## Start Supplied material
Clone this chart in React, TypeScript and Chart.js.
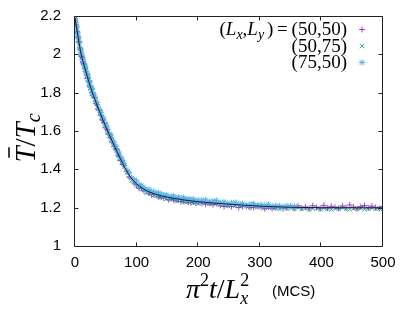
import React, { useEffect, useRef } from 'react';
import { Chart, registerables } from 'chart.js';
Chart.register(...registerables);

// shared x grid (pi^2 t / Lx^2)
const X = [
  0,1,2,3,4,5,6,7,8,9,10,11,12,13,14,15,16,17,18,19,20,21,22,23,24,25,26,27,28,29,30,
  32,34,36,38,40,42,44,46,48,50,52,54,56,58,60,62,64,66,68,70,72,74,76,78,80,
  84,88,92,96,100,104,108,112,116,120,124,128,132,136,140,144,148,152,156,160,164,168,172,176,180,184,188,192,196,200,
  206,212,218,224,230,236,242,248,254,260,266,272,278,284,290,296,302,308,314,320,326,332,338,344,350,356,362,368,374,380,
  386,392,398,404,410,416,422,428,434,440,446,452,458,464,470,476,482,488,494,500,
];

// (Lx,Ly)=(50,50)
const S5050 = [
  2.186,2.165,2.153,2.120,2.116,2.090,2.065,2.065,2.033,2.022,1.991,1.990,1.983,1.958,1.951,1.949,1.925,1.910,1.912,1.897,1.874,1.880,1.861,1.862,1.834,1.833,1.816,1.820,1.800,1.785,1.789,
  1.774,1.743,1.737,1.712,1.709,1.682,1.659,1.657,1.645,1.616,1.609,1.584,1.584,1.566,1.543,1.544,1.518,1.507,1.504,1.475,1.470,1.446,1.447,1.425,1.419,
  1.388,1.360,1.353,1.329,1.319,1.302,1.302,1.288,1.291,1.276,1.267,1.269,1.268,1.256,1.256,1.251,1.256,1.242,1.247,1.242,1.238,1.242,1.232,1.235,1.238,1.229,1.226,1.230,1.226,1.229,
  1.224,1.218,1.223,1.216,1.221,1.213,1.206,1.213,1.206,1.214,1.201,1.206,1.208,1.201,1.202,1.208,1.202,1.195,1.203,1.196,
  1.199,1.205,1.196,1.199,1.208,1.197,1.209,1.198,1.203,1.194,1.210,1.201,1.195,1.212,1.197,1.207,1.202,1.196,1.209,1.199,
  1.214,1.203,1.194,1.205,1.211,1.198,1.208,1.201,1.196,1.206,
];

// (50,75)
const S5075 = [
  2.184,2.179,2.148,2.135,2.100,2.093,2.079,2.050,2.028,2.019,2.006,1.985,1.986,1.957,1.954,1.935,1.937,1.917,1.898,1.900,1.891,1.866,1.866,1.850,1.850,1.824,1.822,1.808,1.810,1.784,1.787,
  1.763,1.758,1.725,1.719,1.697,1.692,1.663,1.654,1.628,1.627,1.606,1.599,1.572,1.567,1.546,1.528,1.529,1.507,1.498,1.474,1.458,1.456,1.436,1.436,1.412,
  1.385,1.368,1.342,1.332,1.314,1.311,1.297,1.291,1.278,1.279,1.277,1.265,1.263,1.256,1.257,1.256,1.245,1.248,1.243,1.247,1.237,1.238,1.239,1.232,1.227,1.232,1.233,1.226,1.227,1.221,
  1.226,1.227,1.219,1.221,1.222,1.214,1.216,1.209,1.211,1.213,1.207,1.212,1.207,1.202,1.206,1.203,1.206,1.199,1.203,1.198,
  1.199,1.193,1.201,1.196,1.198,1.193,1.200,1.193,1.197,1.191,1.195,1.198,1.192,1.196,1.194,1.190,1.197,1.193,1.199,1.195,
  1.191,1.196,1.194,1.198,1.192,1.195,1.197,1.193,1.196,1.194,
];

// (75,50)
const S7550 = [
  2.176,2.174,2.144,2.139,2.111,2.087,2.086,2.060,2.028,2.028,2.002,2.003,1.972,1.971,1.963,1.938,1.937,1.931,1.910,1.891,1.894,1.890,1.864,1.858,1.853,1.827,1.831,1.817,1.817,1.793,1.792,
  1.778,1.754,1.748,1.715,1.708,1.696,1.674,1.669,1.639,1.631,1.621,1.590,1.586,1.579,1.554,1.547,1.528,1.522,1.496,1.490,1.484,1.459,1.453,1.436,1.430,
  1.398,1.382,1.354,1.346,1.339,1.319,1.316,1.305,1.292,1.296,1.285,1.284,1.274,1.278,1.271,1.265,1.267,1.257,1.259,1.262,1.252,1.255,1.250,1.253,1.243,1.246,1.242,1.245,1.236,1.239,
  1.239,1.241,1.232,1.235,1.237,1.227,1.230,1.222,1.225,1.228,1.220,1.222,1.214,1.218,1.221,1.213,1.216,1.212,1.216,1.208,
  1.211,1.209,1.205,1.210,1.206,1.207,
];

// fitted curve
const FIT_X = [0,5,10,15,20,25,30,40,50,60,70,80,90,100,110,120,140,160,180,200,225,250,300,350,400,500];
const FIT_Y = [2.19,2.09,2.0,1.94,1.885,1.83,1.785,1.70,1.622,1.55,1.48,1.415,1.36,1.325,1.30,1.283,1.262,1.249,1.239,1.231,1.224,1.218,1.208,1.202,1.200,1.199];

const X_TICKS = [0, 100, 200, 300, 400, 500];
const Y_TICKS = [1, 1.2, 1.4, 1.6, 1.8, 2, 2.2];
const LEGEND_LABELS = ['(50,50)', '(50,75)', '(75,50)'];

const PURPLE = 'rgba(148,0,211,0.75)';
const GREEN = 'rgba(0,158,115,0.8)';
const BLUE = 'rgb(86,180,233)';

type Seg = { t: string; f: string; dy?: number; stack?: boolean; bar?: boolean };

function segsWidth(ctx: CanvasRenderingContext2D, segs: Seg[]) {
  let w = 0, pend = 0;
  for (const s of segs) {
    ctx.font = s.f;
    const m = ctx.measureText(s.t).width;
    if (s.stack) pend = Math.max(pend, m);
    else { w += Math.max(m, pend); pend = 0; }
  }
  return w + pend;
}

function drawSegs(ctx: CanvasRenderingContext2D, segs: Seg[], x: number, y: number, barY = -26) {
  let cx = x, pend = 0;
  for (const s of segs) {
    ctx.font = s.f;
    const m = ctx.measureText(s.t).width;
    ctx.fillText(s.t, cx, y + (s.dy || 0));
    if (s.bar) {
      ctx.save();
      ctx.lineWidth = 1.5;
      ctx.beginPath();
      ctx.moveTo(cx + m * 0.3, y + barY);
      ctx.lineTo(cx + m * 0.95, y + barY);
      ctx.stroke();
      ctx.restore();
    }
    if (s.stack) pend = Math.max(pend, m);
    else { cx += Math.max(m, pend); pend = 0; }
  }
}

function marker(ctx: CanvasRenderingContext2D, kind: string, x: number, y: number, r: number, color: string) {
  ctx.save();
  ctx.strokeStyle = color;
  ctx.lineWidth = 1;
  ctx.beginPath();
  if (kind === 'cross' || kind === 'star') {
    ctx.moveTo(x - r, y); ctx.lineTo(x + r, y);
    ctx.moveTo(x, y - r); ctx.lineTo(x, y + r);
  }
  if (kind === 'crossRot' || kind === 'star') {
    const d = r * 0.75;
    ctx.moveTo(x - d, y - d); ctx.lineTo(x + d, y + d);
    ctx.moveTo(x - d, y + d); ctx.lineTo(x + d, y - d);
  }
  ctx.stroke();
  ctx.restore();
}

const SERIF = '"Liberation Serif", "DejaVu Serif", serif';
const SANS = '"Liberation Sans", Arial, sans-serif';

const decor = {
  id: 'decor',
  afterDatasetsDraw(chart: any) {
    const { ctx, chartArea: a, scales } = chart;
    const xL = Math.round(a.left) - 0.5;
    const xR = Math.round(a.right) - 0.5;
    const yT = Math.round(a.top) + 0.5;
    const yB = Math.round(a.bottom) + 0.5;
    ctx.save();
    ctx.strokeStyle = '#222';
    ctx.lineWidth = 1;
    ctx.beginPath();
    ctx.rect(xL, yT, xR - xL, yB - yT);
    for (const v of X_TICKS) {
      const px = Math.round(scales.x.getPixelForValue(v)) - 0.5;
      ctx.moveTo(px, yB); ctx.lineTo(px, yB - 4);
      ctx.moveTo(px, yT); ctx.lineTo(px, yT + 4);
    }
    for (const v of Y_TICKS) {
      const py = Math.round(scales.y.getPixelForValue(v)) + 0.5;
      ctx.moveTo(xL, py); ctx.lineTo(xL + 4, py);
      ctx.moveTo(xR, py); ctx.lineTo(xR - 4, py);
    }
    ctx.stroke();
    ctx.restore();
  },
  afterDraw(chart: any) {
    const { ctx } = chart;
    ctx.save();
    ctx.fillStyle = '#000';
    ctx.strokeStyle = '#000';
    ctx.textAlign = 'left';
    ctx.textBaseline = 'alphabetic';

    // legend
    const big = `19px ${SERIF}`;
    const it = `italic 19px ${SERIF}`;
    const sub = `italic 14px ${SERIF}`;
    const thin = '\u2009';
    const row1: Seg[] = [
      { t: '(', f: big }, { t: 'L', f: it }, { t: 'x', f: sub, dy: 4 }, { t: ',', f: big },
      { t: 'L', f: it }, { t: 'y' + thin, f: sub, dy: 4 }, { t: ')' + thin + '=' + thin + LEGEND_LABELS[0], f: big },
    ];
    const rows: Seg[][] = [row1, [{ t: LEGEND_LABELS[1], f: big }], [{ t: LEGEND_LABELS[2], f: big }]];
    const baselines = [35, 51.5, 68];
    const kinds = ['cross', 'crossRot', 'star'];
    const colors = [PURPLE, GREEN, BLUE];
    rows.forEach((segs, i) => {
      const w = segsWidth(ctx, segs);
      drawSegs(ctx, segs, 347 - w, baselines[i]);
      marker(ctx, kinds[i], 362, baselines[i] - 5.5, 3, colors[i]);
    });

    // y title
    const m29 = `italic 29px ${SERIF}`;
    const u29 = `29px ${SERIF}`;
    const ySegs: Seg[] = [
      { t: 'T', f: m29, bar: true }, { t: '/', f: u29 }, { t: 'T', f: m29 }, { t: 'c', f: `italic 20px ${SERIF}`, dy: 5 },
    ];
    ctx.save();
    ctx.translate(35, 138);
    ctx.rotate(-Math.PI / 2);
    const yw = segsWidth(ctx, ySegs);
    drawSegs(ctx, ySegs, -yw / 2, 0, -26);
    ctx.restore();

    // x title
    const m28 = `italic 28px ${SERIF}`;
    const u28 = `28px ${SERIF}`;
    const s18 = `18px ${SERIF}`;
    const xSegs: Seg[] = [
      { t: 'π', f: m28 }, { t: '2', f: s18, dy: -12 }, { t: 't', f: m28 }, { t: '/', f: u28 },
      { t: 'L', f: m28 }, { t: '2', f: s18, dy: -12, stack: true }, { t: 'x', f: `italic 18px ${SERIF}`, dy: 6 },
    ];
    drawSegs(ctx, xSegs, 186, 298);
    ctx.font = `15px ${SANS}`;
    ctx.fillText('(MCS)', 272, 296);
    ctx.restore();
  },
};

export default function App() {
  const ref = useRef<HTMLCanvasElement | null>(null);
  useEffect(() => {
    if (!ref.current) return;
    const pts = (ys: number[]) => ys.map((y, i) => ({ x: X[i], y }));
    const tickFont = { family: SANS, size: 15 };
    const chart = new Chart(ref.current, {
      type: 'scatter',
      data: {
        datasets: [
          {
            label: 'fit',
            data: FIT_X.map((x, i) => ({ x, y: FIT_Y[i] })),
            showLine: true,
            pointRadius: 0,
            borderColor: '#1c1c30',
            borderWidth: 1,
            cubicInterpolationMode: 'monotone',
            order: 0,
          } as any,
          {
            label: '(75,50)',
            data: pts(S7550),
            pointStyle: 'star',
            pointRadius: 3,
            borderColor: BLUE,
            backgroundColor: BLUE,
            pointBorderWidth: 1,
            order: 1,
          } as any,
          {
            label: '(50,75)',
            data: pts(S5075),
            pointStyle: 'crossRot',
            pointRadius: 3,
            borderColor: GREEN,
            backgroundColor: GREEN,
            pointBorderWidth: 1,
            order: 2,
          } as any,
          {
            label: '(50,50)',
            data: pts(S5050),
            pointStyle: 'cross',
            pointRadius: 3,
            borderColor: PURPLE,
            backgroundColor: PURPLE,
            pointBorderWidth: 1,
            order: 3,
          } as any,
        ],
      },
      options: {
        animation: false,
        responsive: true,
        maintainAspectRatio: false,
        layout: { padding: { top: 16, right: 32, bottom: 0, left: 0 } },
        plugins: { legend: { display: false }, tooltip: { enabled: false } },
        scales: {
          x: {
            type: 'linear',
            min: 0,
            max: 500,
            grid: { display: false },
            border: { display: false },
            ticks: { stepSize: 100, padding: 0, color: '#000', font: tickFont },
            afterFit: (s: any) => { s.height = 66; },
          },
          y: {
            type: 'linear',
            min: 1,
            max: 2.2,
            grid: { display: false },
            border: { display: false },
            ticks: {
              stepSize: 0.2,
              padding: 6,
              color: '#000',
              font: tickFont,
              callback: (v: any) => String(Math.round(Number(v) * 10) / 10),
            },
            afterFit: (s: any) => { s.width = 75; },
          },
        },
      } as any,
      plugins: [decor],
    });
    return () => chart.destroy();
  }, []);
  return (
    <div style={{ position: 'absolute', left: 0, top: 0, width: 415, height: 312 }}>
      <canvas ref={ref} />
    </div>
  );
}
## End Supplied material
Exercise prompt: Starting at the top of the listing above, reproduce each line up to and including the one with "Chart.register(...registerables);"; omit the pictures.

Right answer:
Clone this chart in React, TypeScript and Chart.js.
import React, { useEffect, useRef } from 'react';
import { Chart, registerables } from 'chart.js';
Chart.register(...registerables);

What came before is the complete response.